U.S. says Iraq must undertake 'massive' pullout WAR IN THE GULF

January 31, 1991|By Mark Matthews and Karen Hosler XTC | Mark Matthews and Karen Hosler XTC,Washington Bureau of The Sun

WASHINGTON -- The White House, strenuously knocking down reports of a softened U.S. policy toward Iraq, said yesterday that Saddam Hussein would have to undertake a "massive withdrawal" of his forces from Kuwait before the United States would halt the Persian Gulf war.

A mere verbal or written commitment by Iraq to withdraw would not be sufficient, spokesman Marlin Fitzwater said.

"That's not our policy. Our policy is massive withdrawal, and that's what this . . . statement means," Mr. Fitzwater said.

His words appeared to assign the toughest possible meaning to a statement issued late Tuesday by Secretary of State James A. Baker III and Soviet Foreign Minister Alexander A. Bessmertnykh.

The statement said that "a cessation of hostilities would be possible if Iraq would make an unequivocal commitment to withdraw from Kuwait." Such a commitment, it said, "must be backed up by immediate, concrete steps leading to full compliance with the [U.N.] Security Council resolutions."
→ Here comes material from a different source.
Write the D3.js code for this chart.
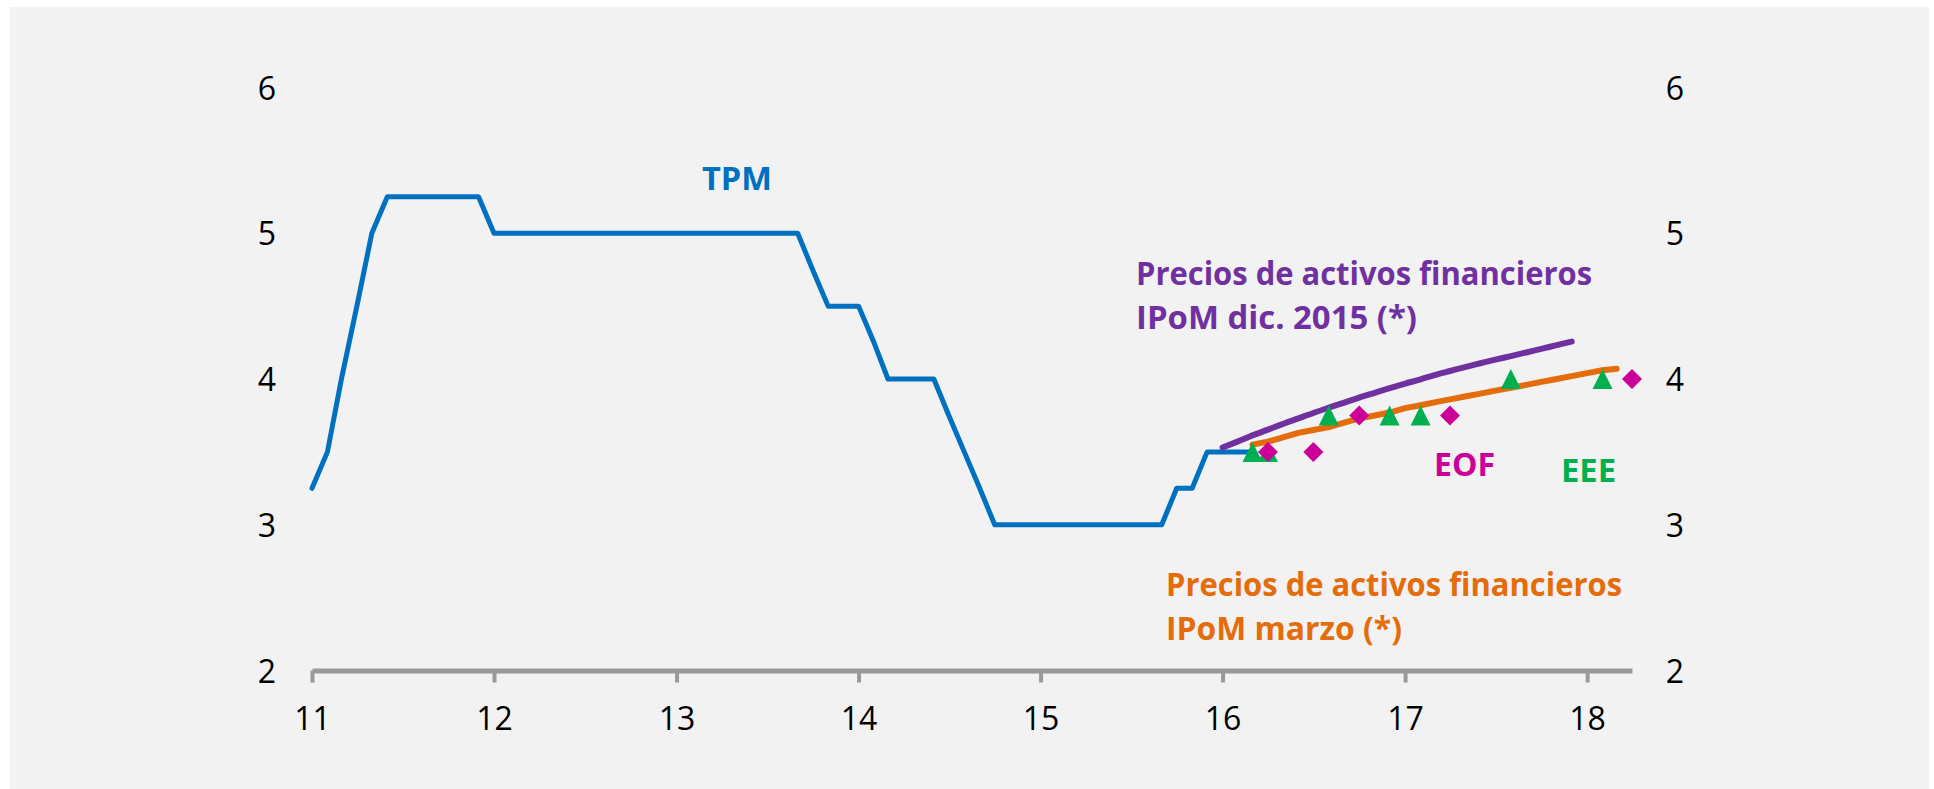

Tuesday's statement caught the White House off guard just as President Bush was preparing to deliver his State of the Union address. Neither Mr. Bush nor his national security adviser, Brent Scowcroft, had read it before it was issued, the White House said.

Initiated by the Soviets, the statement had been intended to serve both U.S. and Soviet interests.

From the U.S. standpoint, it underscored Soviet commitment to see the United Nations resolutions implemented and solidarity with U.S. policy, despite recent signs that the Soviets were drifting away.

For the Soviets, it put the United States on record again as not seeking destruction of Iraq or seeking an erosion of its territorial integrity, and as striving to avoid civilian casualties.

It also made the Soviets a full partner with the United States in postwar efforts to improve regional security and tackle the Arab-Israeli peace process.

The joint policy was in the works before Mr. Baker and Mr. Bessmertnykh sat down together Tuesday for their third meeting in four days, but it was so tightly held that even Margaret D. Tutwiler, the State Department spokeswoman and a trusted Baker aide for a decade, did not know to expect it.

She ascribed lack of advance press notification yesterday to sloppy staff work.

But all involved clearly underestimated its impact. While Mr. Baker doesn't routinely clear his statements with the White House, coordination is considered essential on major policy pronouncements.

Far from being a reiteration of U.S. policy, as officials repeatedly described it yesterday, the statement was widely seen as backing away from U.S. determination not to quit fighting until all U.N. resolutions had been fulfilled, including total Iraqi removal from Kuwait.

There were reports of friction afterward between President Bush and Secretary Baker, but Miss Tutwiler dismissed those as "absolutely absurd and silly."

Like the White House, close U.S. allies were also caught by surprise, requiring damage control yesterday.

Israeli Prime Minister Yitzhak Shamir complained he had not been consulted about "a political act that involves us, our fate, our future." But his ambassador to Washington, Zalman Shoval, said after meeting with Mr. Baker yesterday that he had been reassured the statement represented no policy change.

Britain's ambassador, whose country also was not consulted, said the statement was nothing new.

The U.S.-Soviet relationship, which had warmed steadily over the last several years, has been strained by Moscow's crackdown in the Baltic republics and by the sudden resignation of Foreign Minister Eduard A. Shevardnadze.

Only in the most recent set of meetings, officials said yesterday, did the United States get a commitment from the Soviets to abide by many of the understandings previously reached by Mr. Baker and Mr. Shevardnadze on a proposed treaty to cut long-range nuclear weapons.